5 bullets in IIT hostel, one big question: Are India's top institutes truly safe?
India Today
A major security breach at IIT Bombay's Powai campus has raised fresh concerns after a 23-year-old man was arrested for storing live 7.65 mm cartridges inside a hostel room. The incident highlights serious lapses in identity verification, campus access control, and surveillance systems at one of India's premier educational institutions.
A late-night scuffle inside a hostel at the Indian Institute of Technology, IIT Bombay, has snowballed into a chilling security scare, one that is now forcing uncomfortable questions about how secure India’s most prestigious campuses truly are.

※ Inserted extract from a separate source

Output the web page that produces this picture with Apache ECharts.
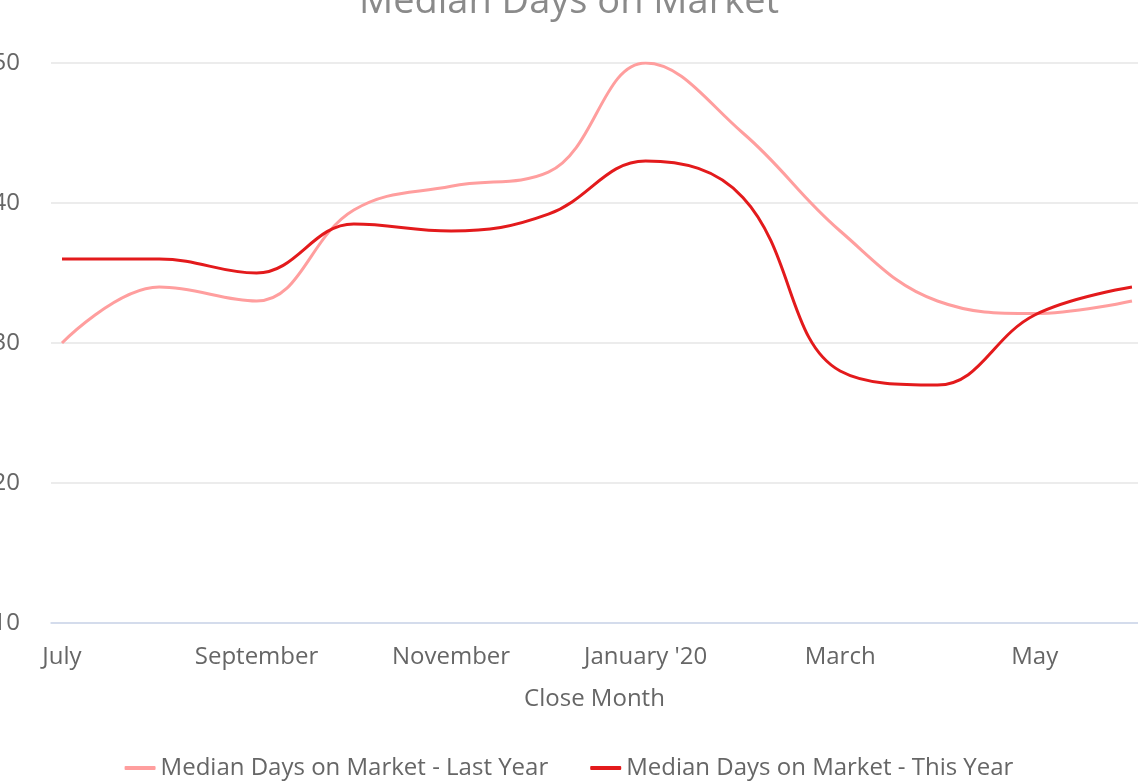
<!DOCTYPE html>
<html lang="en">
<head>
    <meta charset="UTF-8">
    <title>Median Days on Market</title>
    <style>
        html, body { margin: 0; padding: 0; background: #fff; }
    </style>
</head>
<body>
<div id="main" style="width: 1138px;height:782px;"></div>

<script src="https://cdn.jsdelivr.net/npm/echarts@6/dist/echarts.min.js"></script>

<script type="text/javascript">
    // 月份 (x 轴类别)
    var months = ['July', 'August', 'September', 'October', 'November', 'December',
        "January '20", 'February', 'March', 'April', 'May', 'June'];
    // 显示标签的月份位置
    var labelMonths = [0, 2, 4, 6, 8, 10];

    var lastYear = [30, 34, 33, 39.5, 41.2, 42.2, 50, 45, 38, 33, 32.1, 33];
    var thisYear = [36, 36, 35, 38.5, 38, 39.2, 43, 40.4, 28, 27, 32, 34];

    var yTicks = [10, 20, 30, 40, 50];

    function toPoints(values) {
        var pts = [];
        for (var i = 0; i < values.length; i++) {
            pts.push([i, values[i]]);
        }
        return pts;
    }

    var myChart = echarts.init(document.getElementById('main'));

    var option = {
        backgroundColor: '#ffffff',
        animation: false,
        textStyle: { fontFamily: 'Open Sans' },
        title: {
            text: 'Median Days on Market',
            left: 'center',
            top: -22,
            textStyle: { fontSize: 38, fontWeight: 'normal', color: '#8a8a8a', fontFamily: 'Open Sans' }
        },
        legend: {
            bottom: -3,
            left: 'center',
            itemWidth: 31,
            itemHeight: 4,
            itemGap: 42,
            icon: 'roundRect',
            textStyle: { fontSize: 24, color: '#666666', fontFamily: 'Open Sans' },
            data: ['Median Days on Market - Last Year', 'Median Days on Market - This Year']
        },
        grid: {
            left: 51,
            right: 0,
            top: 63,
            bottom: 159,
            containLabel: false,
            outerBoundsMode: 'none'
        },
        xAxis: {
            type: 'value',
            min: -0.113,
            max: 11.062,
            name: 'Close Month',
            nameLocation: 'middle',
            nameGap: 64,
            nameTextStyle: { fontSize: 24, color: '#666666' },
            axisLine: { show: true, lineStyle: { color: '#ccd6eb', width: 1.5 } },
            axisTick: { show: false },
            splitLine: { show: false },
            axisLabel: {
                customValues: labelMonths,
                fontSize: 24,
                color: '#666666',
                margin: 22,
                formatter: function (v) { return months[Math.round(v)]; }
            }
        },
        yAxis: {
            type: 'value',
            min: yTicks[0],
            max: yTicks[yTicks.length - 1],
            interval: 10,
            axisLine: { show: false },
            axisTick: { show: false },
            axisLabel: { fontSize: 24, color: '#666666', margin: 31 },
            splitLine: { lineStyle: { color: '#e6e6e6', width: 1.5 } }
        },
        series: [
            {
                name: 'Median Days on Market - Last Year',
                type: 'line',
                smooth: 0.4,
                showSymbol: false,
                symbol: 'none',
                lineStyle: { width: 3, color: '#ff9e9e' },
                itemStyle: { color: '#ff9e9e' },
                data: toPoints(lastYear)
            },
            {
                name: 'Median Days on Market - This Year',
                type: 'line',
                smooth: 0.4,
                showSymbol: false,
                symbol: 'none',
                lineStyle: { width: 3, color: '#e31a1c' },
                itemStyle: { color: '#e31a1c' },
                data: toPoints(thisYear)
            }
        ]
    };
    myChart.setOption(option);
</script>
</body>
</html>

What initially appeared to be a routine intervention in a student dispute took a far more alarming turn when five live 7.65 mm cartridges were allegedly recovered from a hostel room on the Powai campus. The discovery of live ammunition within the residential quarters of one of the country’s top academic institutions has sparked serious concerns about campus safety protocols.
How did ammunition make its way inside a high-security academic zone? Were identity checks and visitor controls robust enough? Is the surveillance system adequate to monitor thousands of students, staff, and visitors who move around the campus daily?
Acting on a complaint filed by campus security, the Powai Police registered an FIR and arrested 23-year-old IIT-B dropout Anand Chaudhary under charges related to the illegal possession and transportation of ammunition.
The incident has not only rattled students and parents but also reignited a larger debate: Are India’s premier institutions equipped to handle emerging security threats, or did this episode expose dangerous gaps in the system?
The incident occurred in the early hours of February 19 when the campus Quick Response Team alerted security officials around 1:30 am about a verbal altercation between two first-year BTech students in Hostel No. 1.